Ronald Ganssen. Ces chiffres sont extrêmement graves, puisque la zone euro va vers un taux de chômage de 12 % en 2010 avec une chute de l’activité de 4 % cette année et une croissance négative encore l’année prochaine. Nous pensons que ces prévisions sont encore trop optimistes dans le sens où la Commission envisage que le pire de la crise serait passé à la mi-2010. Or il subsiste des risques qui peuvent déclencher de nouvelles dégradations de l’activité économique. Si les entreprises réagissent à cette récession en pratiquant une modération salariale, les Européens vont perdre en pouvoir d’achat, diminuer leur consommation, ce qui peut aggraver la situation. Comptant sur une reprise de l’activité à la mi-2010, la Commission peut inciter les États à réduire leur déficit public très tôt, ce qui risque également d’aggraver la conjoncture. Enfin, le secteur bancaire comporte également un risque dans le sens où, avec la crise, les entreprises vont avoir de plus en plus de mal à rembourser leur dette. Tous ces dangers qui s’annoncent ne sont pas pris en compte dans les perspectives de la Commission. Et dans le cas où il y aurait une stabilité de l’activité économique mi-2010 ou début 2011, cette amélioration sera dépréciée par un phénomène de désendettement du secteur privé. En effet, à l’inverse du cycle d’endettement qui a stimulé la croissance pendant ces dix dernières années, on est dans un scénario où les banques, les entreprises et les ménages sont beaucoup endettés ; il y a donc une tendance au désendettement du secteur privé qui va peser sur les dépenses de consommation de bien durable puis sur les investissements pendant au moins cinq ans. Or il s’agit d’un facteur déterminant qui n’est absolument pas pris en compte par la Commission européenne et les gouvernements. Il faut donc changer les politiques économiques de façon radicale.

Vous venez de rédiger une note sur ce sujet. En substance, quels sont les instruments principaux de relance préconisés par la CES ?
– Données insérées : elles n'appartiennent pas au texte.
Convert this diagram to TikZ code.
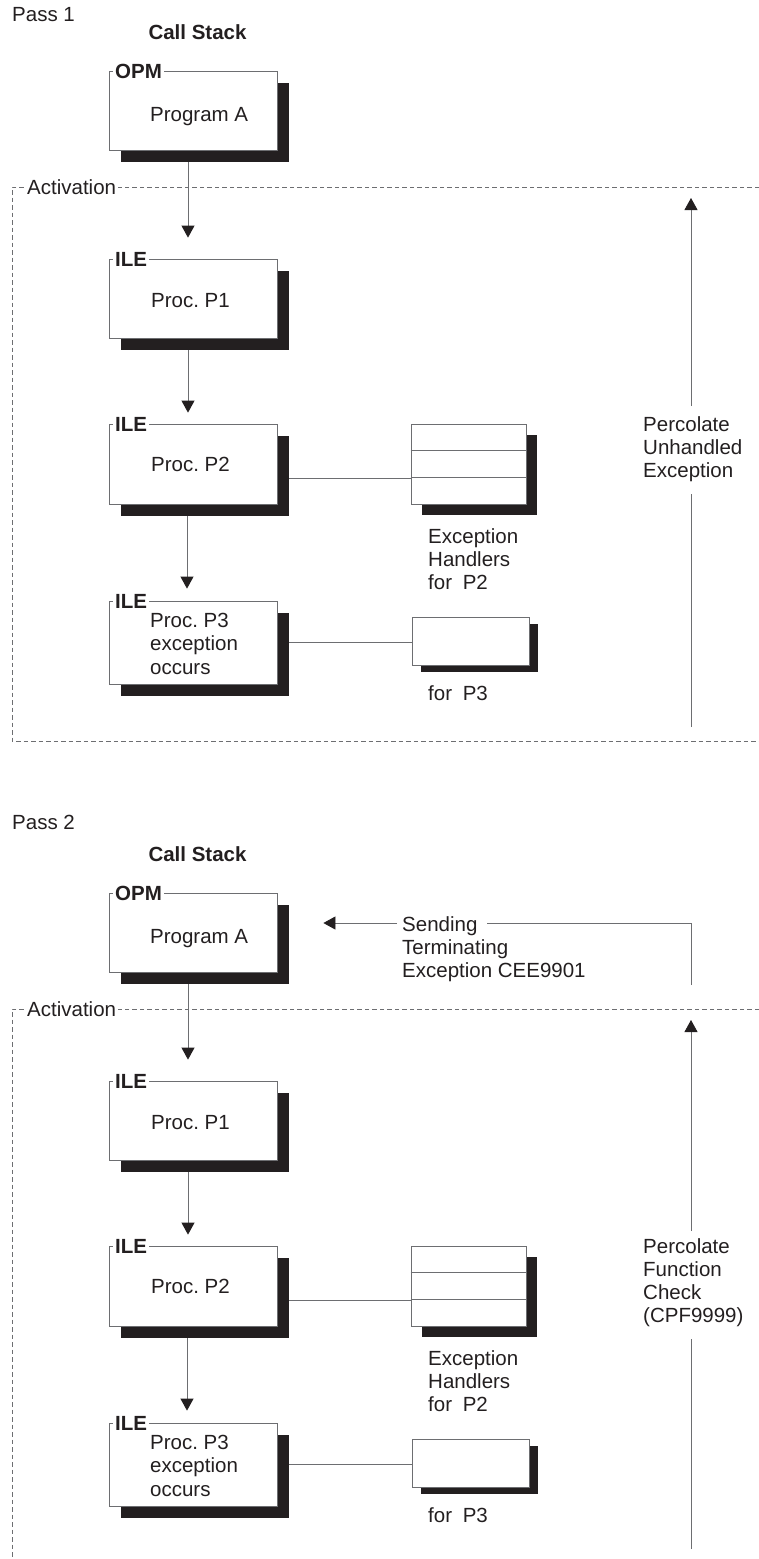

Ronald Ganssen. Comme je viens de l’expliquer, le secteur privé ne peut pas tirer l’économie dans les années qui viennent. Il faut donc se tourner vers les investissements du secteur public comme facteur de relance. Lors du prochain Conseil européen en juin, la Commission a l’occasion d’identifier les grands projets. Côté financement, une part du budget représentant 1 % du PIB européen devra être consacrée à ces grands investissements en 2009, 2010, 2011 et 2012 car les États membres sont à ce jour trop endettés, de telle sorte qu’il n’y a plus de marge pour pouvoir consentir à cet effort. La Banque européenne d’investissement aura également son rôle à jouer en cherchant de l’argent sur les marchés obligataires.

Concernant la modération salariale, quelles sont les mesures à prendre pour l’éviter ?

Ronald Ganssen. La politique économique a été menée sur l’hypothèse que la formation des salaires était par définition inflationniste. Elle a ainsi dérégulé le marché du travail et accentué la concurrence entre les travailleurs. Aujourd’hui, avec la récession, l’inflation risque de se retourner en déflation. Il faut une nouvelle méthode qui combine à la fois un salaire plancher en Europe et une véritable incitation à augmenter les salaires dans les entreprises. Dans ce sens, la CES souhaite que les États membres obligent l’ensemble des entreprises, y compris celles qui ne sont pas affiliées à l’organisation des employeurs, à respecter les conventions collectives établies entre les organisations des employeurs et les syndicats. Avec le besoin de liquidité des entreprises, la Banque centrale européenne doit financer directement les entreprises puisque le circuit bancaire est en panne. Mais cette aide publique ne doit pas se réaliser sans contrepartie sur les salaires.